Temperature increase impairs recognition among nestmates in the social wasp Polybia paulista H. von Ihering, 1896 (Vespidae: Polistinae: Epiponini)

Cuticular hydrocarbons (CHCs) of most terrestrial arthropods primarily serve as a protective barrier against desiccation and infection. Throughout evolution, these compounds have acquired another fundamental function: the exchange of signals during interactions between nestmates. However, even though cuticular hydrocarbons perform a dual function in social insects, little is known about the effect(s) of one function on the other in social insects, and no study has evaluated this relationship in social wasps.
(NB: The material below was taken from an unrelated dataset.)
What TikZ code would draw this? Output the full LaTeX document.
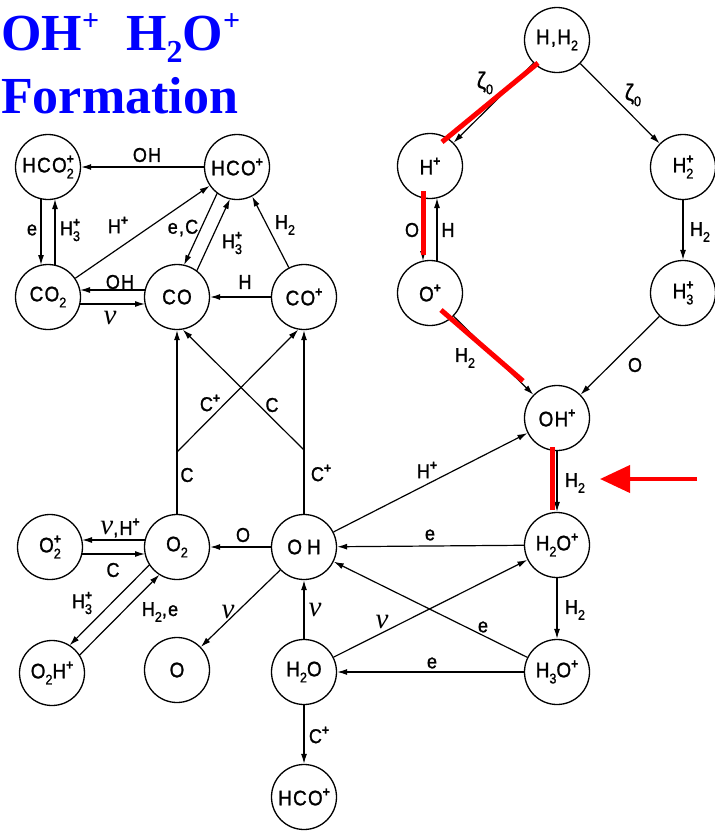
\documentclass[tikz,border=0pt]{standalone}
\usepackage{fontspec}
\usetikzlibrary{arrows.meta,calc}
\newfontfamily\diafont{Liberation Sans}[FakeStretch=0.9,FakeBold=1.2,LetterSpace=6]
\newfontfamily\headfont{Liberation Serif}
\newfontfamily\grkfont{Liberation Serif}
% small raised plus, lowered index, and both stacked
\newcommand\sP{\raisebox{0.8ex}{\fontsize{13.5}{13.5}\selectfont\bfseries +}}
\newcommand\sB[1]{\raisebox{-0.55ex}{\fontsize{14}{14}\selectfont #1}}
\newcommand\sBP[1]{\rlap{\raisebox{0.8ex}{\fontsize{13.5}{13.5}\selectfont\bfseries +}}\raisebox{-0.55ex}{\fontsize{14}{14}\selectfont #1}\hspace{2pt}}
\newcommand\nuu{{\grkfont\itshape\fontsize{29}{29}\selectfont ν}}
\newcommand\zet{{\diafont\fontsize{23}{23}\selectfont ζ}}
% one of two parallel lanes between two species (right-hand side of the direction)
\newcommand\laneto[2]{\draw[arr,shorten <=32pt,shorten >=32pt] ($(#1)!7pt!-90:(#2)$) -- ($(#2)!7pt!90:(#1)$);}
\tikzset{
  species/.style={circle, draw, line width=1.3pt, minimum size=65pt, inner sep=0pt,
    font=\diafont\fontsize{21}{21}\selectfont},
  rx/.style={font=\diafont\fontsize{20}{20}\selectfont, inner sep=1pt},
  arr/.style={line width=1.2pt, -{Latex[length=10pt,width=6pt]}},
  hl/.style={red, line width=5pt},
  headline/.style={anchor=base west, inner sep=0pt, text=blue,
    font=\headfont\bfseries\fontsize{52}{52}\selectfont}
}
\begin{document}
\begin{tikzpicture}[x=1pt,y=-1pt]
\useasboundingbox (0,0) rectangle (715,833);

% heading
\node[headline] (ttla) at (1,50) {OH\raisebox{20pt}{\fontsize{30}{30}\selectfont +}\hspace{27pt}H\raisebox{-12pt}{\fontsize{32}{32}\selectfont 2}O\raisebox{20pt}{\fontsize{30}{30}\selectfont +}};
\node[headline] (ttlb) at (1,113) {Formation};

% species
\node[species] (hcotwo)   at (48,167)  {HCO\sBP{2}};
\node[species] (hco)      at (237,167) {HCO\sP};
\node[species] (cotwo)    at (48,297)  {CO\sB{2}};
\node[species] (co)       at (177,297) {CO};
\node[species] (cop)      at (304,297) {CO\sP};
\node[species] (hh)       at (557,40)  {H,H\sB{2}};
\node[species] (hp)       at (430,166) {H\sP};
\node[species] (htwop)    at (683,167) {H\sBP{2}};
\node[species] (op)       at (430,293) {O\sP};
\node[species] (hthreep)  at (683,293) {H\sBP{3}};
\node[species] (ohp)      at (557,418) {OH\sP};
\node[species] (htwoop)   at (557,545) {H\sB{2}O\sP};
\node[species] (hthreeop) at (557,672) {H\sB{3}O\sP};
\node[species] (oh)       at (304,547) {O\hspace{5pt}H};
\node[species] (htwoo)    at (304,672) {H\sB{2}O};
\node[species] (hcob)     at (304,797) {HCO\sP};
\node[species] (otwop)    at (50,547)  {O\sBP{2}};
\node[species] (otwo)     at (177,547) {O\sB{2}};
\node[species] (otwohp)   at (52,673)  {O\sB{2}H\sP};
\node[species] (o)        at (177,670) {O};

% carbon chemistry
\draw[arr] (hco) -- (hcotwo);
\laneto{hcotwo}{cotwo}
\laneto{cotwo}{hcotwo}
\draw[arr] (cotwo) -- (hco);
\laneto{hco}{co}
\laneto{co}{hco}
\draw[arr] (cop) -- (hco);
\laneto{co}{cotwo}
\laneto{cotwo}{co}
\draw[arr] (cop) -- (co);

\coordinate (ja) at (177,452);
\coordinate (jb) at (304,450);
\draw[arr] (otwo) -- (co);
\draw[arr] (ja) -- (cop.-100);
\draw[arr] (oh) -- (cop);
\draw[arr] (jb) -- (co.-80);

% oxygen chemistry
\draw[arr] (oh) -- (otwo);
\laneto{otwo}{otwop}
\laneto{otwop}{otwo}
\laneto{otwo}{otwohp}
\laneto{otwohp}{otwo}
\draw[arr] (oh) -- (o);
\draw[arr] (htwoo) -- (oh);
\draw[arr] (htwoo) -- (hcob);
\draw[arr] (oh) -- (ohp);
\draw[arr] (htwoop) -- (oh);
\draw[arr] (htwoo) -- (htwoop);
\draw[arr] (hthreeop) -- (oh);
\draw[arr] (hthreeop) -- (htwoo);
\draw[arr] (htwoop) -- (hthreeop);
\draw[arr] (ohp) -- (htwoop);
\draw[arr] (op) -- (ohp);
\draw[arr] (hthreep) -- (ohp);

% hydrogen ionisation
\draw[arr] (hh) -- (hp);
\draw[arr] (hh) -- (htwop);
\laneto{hp}{op}
\laneto{op}{hp}
\draw[arr] (htwop) -- (hthreep);

% reaction labels
\node[rx] (la)  at (147,155) {OH};
\node[rx] (lb)  at (32,230)  {e};
\node[rx] (lc)  at (70,230)  {H\sBP{3}};
\node[rx] (ld)  at (118,225) {H\sP};
\node[rx] (le)  at (183,228) {e,C};
\node[rx] (lf)  at (232,243) {H\sBP{3}};
\node[rx] (lg)  at (285,225) {H\sB{2}};
\node[rx] (lh)  at (120,282) {OH};
\node[rx] (li)  at (110,318) {\nuu};
\node[rx] (lj)  at (245,282) {H};
\node[rx] (lk)  at (210,403) {C\sP};
\node[rx] (ll)  at (272,405) {C};
\node[rx] (lm)  at (187,475) {C};
\node[rx] (ln)  at (321,473) {C\sP};
\node[rx] (lo)  at (485,83)  {\zet\sB{0}};
\node[rx] (lp)  at (633,95)  {\zet\sB{0}};
\node[rx] (lq)  at (412,230) {O};
\node[rx] (lr)  at (448,230) {H};
\node[rx] (ls)  at (700,232) {H\sB{2}};
\node[rx] (lt)  at (635,365) {O};
\node[rx] (lu)  at (465,358) {H\sB{2}};
\node[rx] (lv)  at (427,470) {H\sP};
\node[rx] (lw)  at (575,483) {H\sB{2}};
\node[rx] (lx)  at (430,535) {e};
\node[rx] (ly)  at (575,610) {H\sB{2}};
\node[rx] (lz)  at (382,622) {\nuu};
\node[rx] (lA)  at (483,627) {e};
\node[rx] (lB)  at (432,663) {e};
\node[rx] (lC)  at (315,610) {\nuu};
\node[rx] (lD)  at (243,535) {O};
\node[rx] (lE)  at (120,528) {\nuu,H\sP};
\node[rx] (lF)  at (113,570) {C};
\node[rx] (lG)  at (82,603)  {H\sBP{3}};
\node[rx] (lH)  at (160,612) {H\sB{2},e};
\node[rx] (lI)  at (228,612) {\nuu};
\node[rx] (lJ)  at (319,735) {C\sP};

% highlighted route to OH+ and H2O+
\coordinate (ra) at (538,63);  \coordinate (rb) at (442,142);
\coordinate (rc) at (423,191); \coordinate (rd) at (423,255);
\coordinate (re) at (441,310); \coordinate (rf) at (523,381);
\coordinate (rg) at (552,447); \coordinate (rh) at (552,510);
\draw[hl] (ra) -- (rb);
\draw[hl] (rc) -- (rd);
\draw[hl] (re) -- (rf);
\draw[hl] (rg) -- (rh);
\coordinate (pa) at (697,479); \coordinate (pb) at (600,479);
\draw[red, line width=4pt, -{Triangle[length=30pt,width=27pt]}] (pa) -- (pb);
\end{tikzpicture}
\end{document}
Therefore, the present study tests the hypothesis that the level of aggressiveness presented during induced encounters between nestmates of Polybia paulista who were subjected to different conditions temperature is different than between nestmates who remained under the same temperature conditions. If the hypothesis is confirmed, it is likely because the cuticle of the wasps that had been exposed to temperature variation adjusted to these conditions leading them not to recognize the cuticular chemical signature of their colony. To test this hypothesis, workers were exposed to temperature variation in a BOD chamber and then subjected to encounters with workers who were maintained at a constant temperature of 24℃. We also used control groups to evaluate the effect of isolation alone among the groups. According to our results, our hypothesis was confirmed, the level of aggressiveness presented between nestmates who were exposed to temperature variation and those who remained at 24℃ was significantly higher than the levels of aggressiveness presented between nestmates who remained isolated but under constant temperature during the same period, in some cases, it was similar to the aggressiveness presented in encounters between wasps from different colonies. During these encounters, wasps performed alarm behavior, bites, and stings not seen during encounters between wasps that remained under the same temperature, but in isolated groups. The lack of aggressive behavior under isolated conditions indicates that isolation had no effect on chemical recognition signature. These results suggest that temperature variation may have caused some change in the cues that allow recognition between nestmates. On the other hand, these results were not caused by isolation or stress generated by the study design and difference in the CHC profile of workers, as described in the literature, is consistent with our results.